Due outsider: Schonborn e Antonelli
Meno lacerante sarebbe la candidatura del cardinale Christoph Schonborn, il brillante domenicano arcivescovo di Vienna, redattore del Nuovo Catechismo della Chiesa cattolica, il quale, senza le asprezze identitarie di Biffi, e il rigore metallico del suo sponsor Ratzinger, anzi aperto al dialogo, assicurerebbe un’interpretazione suggestiva alle aspettative dell’ala intransigente e della più ampia cerchia del conservatorismo cattolico.
Una soluzione mediana potrebbe invece apprezzare anche candidature di profilo più spirituale e pastorale, sia pure organiche ad alcuni movimenti, però da posizioni distinte. Questo orientamento troverebbe la sua espressione portando al papato l’arcivescovo di Firenze, il cardinale Ennio Antonelli (1936), vicino al Movimento dei Focolari di Chiara Lubich.
Attraverso questa mappa di tendenze che si affrontano per il dopo-Wojtyla si profila all’orizzonte un Conclave di capitale importanza per gli equilibri futuri della Chiesa e per la sua presenza nella società intera. Il criterio fondamentale nella scelta degli elettori sarà il modello di Chiesa da proporre per risolvere la crisi che la erode dall’interno e per rispondere ai bisogni spirituali dell’umanità.

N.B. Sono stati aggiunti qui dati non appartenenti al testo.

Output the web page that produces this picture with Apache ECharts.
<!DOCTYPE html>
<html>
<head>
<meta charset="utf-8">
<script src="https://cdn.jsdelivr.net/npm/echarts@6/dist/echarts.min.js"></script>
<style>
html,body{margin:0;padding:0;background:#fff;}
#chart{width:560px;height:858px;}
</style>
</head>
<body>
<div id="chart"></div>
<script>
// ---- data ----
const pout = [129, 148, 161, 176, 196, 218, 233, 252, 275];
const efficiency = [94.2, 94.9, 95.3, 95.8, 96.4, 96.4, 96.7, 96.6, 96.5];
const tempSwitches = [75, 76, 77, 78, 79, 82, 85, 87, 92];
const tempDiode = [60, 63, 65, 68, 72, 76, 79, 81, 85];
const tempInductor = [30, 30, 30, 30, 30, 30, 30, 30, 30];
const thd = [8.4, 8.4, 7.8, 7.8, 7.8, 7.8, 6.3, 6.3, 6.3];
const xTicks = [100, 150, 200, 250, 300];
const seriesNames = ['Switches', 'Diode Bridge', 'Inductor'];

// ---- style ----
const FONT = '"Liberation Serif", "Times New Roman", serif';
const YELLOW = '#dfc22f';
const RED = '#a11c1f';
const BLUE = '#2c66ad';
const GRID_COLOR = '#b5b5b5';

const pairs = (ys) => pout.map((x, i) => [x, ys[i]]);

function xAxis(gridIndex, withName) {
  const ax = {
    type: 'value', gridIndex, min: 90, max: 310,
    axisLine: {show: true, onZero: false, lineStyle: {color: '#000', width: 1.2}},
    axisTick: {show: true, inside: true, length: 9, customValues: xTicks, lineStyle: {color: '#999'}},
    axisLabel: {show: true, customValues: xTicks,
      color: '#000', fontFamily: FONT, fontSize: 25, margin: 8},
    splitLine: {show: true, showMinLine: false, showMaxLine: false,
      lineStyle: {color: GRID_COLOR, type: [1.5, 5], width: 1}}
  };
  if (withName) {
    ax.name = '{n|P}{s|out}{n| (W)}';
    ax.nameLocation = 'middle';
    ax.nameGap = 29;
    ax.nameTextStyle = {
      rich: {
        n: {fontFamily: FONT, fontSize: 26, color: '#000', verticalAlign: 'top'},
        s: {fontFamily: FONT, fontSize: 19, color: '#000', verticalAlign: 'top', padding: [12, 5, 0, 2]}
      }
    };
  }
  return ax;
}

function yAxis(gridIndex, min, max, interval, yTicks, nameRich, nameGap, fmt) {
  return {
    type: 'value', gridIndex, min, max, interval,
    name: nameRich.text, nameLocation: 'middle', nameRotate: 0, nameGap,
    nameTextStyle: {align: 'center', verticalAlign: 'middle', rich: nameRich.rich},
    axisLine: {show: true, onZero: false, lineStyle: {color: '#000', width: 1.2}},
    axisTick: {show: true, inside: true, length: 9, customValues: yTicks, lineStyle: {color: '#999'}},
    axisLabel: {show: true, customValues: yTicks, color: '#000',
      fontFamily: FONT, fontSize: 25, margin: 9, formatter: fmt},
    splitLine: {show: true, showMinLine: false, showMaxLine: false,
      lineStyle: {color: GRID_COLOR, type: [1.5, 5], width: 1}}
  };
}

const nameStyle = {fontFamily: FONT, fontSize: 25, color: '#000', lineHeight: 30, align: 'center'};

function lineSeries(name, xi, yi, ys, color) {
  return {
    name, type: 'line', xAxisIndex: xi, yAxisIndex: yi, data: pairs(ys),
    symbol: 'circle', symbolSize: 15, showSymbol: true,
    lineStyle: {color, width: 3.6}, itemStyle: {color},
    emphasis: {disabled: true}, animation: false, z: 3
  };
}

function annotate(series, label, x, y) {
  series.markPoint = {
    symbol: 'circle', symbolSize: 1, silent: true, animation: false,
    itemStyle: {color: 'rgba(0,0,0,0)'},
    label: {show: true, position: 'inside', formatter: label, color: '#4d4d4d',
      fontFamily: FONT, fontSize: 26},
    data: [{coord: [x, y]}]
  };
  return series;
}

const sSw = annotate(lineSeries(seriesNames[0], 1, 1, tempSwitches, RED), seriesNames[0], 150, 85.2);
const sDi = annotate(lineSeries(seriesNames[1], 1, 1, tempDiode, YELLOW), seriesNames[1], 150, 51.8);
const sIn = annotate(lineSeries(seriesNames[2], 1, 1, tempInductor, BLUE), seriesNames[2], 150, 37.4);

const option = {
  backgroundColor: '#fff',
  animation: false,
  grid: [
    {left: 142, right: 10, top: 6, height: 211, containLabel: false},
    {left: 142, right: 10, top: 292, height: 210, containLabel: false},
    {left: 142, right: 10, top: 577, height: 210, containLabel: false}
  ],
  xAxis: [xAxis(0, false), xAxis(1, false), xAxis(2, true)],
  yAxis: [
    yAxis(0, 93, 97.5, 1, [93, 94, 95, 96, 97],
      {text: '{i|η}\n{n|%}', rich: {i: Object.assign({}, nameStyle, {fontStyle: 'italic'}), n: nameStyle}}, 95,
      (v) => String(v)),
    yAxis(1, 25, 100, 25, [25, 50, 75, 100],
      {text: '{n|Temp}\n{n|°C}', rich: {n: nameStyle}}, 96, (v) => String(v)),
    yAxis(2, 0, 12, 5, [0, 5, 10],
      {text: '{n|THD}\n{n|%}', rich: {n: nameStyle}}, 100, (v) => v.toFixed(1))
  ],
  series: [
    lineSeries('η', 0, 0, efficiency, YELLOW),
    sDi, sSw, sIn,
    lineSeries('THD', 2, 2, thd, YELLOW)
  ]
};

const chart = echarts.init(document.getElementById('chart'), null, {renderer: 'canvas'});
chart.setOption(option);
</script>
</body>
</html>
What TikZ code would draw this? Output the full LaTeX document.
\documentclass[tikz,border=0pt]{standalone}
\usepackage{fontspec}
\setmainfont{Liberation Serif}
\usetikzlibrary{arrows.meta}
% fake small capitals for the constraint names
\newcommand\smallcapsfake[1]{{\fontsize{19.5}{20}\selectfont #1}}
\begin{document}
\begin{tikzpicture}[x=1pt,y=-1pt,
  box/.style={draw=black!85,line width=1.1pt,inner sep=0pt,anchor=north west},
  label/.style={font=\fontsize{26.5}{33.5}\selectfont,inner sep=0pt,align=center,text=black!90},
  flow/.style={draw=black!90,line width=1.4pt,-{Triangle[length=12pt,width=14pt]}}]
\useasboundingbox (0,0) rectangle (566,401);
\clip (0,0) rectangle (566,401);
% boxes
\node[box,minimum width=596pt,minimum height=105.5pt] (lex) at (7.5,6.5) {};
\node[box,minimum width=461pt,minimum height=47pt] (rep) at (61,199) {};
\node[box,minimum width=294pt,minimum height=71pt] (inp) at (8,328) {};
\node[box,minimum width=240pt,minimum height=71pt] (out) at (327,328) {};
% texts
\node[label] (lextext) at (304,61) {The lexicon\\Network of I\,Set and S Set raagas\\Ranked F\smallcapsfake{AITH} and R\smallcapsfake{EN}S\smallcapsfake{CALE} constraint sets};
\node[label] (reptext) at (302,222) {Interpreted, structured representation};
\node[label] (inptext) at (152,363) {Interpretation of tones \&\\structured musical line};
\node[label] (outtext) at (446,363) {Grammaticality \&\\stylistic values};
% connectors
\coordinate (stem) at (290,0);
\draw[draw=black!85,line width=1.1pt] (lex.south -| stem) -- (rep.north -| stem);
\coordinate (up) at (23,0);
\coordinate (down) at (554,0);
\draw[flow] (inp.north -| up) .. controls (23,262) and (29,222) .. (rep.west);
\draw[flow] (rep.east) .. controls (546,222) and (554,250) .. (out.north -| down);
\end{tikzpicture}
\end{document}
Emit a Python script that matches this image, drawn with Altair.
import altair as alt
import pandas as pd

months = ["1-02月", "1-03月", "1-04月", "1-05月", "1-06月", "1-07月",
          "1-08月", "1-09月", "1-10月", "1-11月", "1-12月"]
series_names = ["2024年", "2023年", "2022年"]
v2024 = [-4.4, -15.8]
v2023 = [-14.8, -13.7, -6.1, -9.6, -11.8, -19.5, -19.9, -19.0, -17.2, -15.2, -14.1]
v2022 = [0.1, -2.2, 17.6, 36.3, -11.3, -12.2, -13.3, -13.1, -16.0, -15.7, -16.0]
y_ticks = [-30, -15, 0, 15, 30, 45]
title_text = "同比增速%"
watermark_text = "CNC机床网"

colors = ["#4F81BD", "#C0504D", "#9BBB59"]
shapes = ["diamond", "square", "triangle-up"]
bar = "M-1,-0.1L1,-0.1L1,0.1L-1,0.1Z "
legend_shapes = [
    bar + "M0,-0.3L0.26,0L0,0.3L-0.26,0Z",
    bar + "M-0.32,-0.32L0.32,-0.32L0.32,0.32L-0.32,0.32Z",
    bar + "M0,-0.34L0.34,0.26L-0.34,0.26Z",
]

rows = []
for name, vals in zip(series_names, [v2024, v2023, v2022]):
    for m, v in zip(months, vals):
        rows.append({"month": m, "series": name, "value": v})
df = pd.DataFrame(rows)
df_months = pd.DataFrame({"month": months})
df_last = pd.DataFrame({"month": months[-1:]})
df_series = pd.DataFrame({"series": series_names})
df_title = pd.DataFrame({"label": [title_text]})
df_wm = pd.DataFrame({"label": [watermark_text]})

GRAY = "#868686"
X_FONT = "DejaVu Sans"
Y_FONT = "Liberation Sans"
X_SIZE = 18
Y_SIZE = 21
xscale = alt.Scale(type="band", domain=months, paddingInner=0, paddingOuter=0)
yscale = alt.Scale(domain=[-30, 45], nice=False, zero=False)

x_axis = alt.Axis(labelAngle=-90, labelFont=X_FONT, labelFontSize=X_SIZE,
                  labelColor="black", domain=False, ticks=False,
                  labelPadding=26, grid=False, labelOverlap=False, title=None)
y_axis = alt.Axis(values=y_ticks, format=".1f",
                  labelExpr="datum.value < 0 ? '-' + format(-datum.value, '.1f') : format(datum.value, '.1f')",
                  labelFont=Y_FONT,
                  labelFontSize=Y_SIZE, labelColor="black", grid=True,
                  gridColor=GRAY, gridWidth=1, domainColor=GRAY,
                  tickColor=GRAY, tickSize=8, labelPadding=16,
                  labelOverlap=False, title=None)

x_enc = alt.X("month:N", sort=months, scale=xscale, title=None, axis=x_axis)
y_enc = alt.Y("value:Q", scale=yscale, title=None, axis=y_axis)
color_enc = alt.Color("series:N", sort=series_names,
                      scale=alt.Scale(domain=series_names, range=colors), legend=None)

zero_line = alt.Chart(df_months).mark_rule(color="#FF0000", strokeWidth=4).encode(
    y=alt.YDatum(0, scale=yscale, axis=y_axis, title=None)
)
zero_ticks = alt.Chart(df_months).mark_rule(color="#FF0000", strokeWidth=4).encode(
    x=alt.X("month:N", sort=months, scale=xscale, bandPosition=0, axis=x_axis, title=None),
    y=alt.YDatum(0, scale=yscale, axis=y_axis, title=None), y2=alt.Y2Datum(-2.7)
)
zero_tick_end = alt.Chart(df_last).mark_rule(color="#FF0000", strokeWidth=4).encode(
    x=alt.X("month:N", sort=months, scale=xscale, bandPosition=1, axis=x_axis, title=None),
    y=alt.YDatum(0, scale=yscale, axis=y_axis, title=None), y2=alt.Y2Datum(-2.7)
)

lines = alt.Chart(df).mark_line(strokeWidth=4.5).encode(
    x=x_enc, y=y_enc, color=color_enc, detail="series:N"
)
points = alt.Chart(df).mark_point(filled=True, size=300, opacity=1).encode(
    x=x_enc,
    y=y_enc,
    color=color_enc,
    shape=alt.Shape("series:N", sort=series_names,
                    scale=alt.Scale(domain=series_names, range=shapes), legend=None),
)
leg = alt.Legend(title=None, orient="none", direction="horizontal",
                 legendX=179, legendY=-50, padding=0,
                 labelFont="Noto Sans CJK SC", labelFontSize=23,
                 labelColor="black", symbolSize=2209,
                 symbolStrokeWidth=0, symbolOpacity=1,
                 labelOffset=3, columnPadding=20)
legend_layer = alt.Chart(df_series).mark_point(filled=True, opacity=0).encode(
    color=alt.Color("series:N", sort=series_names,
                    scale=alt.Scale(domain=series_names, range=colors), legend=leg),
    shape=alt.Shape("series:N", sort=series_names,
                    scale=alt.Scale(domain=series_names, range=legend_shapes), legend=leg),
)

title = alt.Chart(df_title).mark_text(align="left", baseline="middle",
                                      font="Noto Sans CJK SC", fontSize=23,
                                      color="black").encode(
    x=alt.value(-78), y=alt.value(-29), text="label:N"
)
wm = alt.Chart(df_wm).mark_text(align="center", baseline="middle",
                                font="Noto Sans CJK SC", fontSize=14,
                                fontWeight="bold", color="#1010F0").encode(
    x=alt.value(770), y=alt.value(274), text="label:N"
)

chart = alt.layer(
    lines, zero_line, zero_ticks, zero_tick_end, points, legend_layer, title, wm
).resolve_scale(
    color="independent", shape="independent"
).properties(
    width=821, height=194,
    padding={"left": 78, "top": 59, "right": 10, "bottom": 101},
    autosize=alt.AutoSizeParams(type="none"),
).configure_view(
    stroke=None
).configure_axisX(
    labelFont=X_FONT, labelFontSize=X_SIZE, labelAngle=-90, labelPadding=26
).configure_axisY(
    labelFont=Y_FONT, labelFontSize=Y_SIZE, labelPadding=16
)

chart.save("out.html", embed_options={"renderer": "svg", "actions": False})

Gli elettori sceglieranno il modello spirituale o l’opzione politica? Si può prevedere che i conservatori perderanno ancora terreno. Il successore di Giovanni Paolo II verrà probabilmente dalla corrente dei cardinali moderati. Tuttavia, considerando le resistenze e le alleanze che si muovono nell’apparato ecclesiastico – oltre all’abile attivismo e all’influenza di alcuni esponenti dell’establishment vaticano, come il cardinale Ratzinger – è difficile immaginare che possa accedere al magistero supremo un vero continuatore di Giovanni XXIII,deciso ad aprire alla Chiesa le porte dell’avvenire.